Several sources, including the AP and the New York Times, reported that Novak had been taken ill while he was on a family vacation "near Cape Cod."
That phrase struck me as unusual, at least for New Englanders. What's "near Cape Cod"? Maybe, if you were telling someone from Burbank or Mumbai where Buzzards Bay was, you might say "near Cape Cod." But in common usage, vacation spots are generally on the Cape or off the Cape, not "near the Cape."
So where was Novak? In a column about his illness published Sunday, he explained:
My wife, Geraldine, and I left Washington on Saturday to spend the weekend with our daughter, Zelda, and her husband, Christopher Caldwell, and their children at their summer house at Manchester-by-the-Sea, Mass.

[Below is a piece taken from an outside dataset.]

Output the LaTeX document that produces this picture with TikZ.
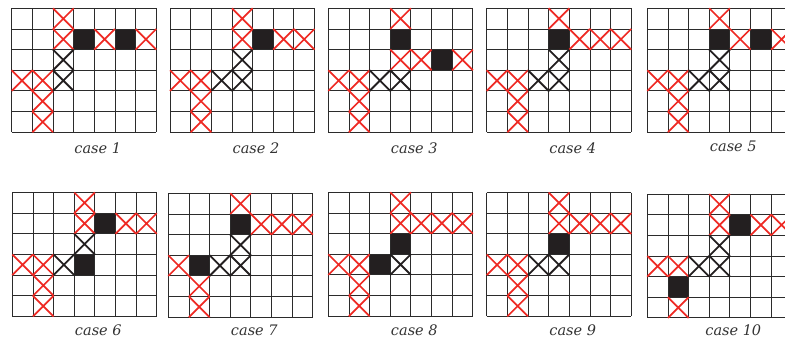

Near Cape Cod? No. Near Cape Ann, northeast of Boston? Yes. Part of Cape Ann, even, according to the Chamber of Commerce, which lists Manchester, Essex, Gloucester, and Rockport as the Cape's four towns.
And where did the mixup come from? The earliest reports with "near Cape Cod" quote a statement at the website of the Chicago Sun-Times, Novak's home newspaper, that's no longer available, but that seems to credit the information to Novak's assistant, Kathleen Connolly.
Did Connolly name the wrong Cape, or did someone else goof writing down her quote? I'm trying to track down the origin of the error, though it may prove impossible. But I feel better knowing that "near Cape Cod" really was just as fishy as it smelled when I first encountered it.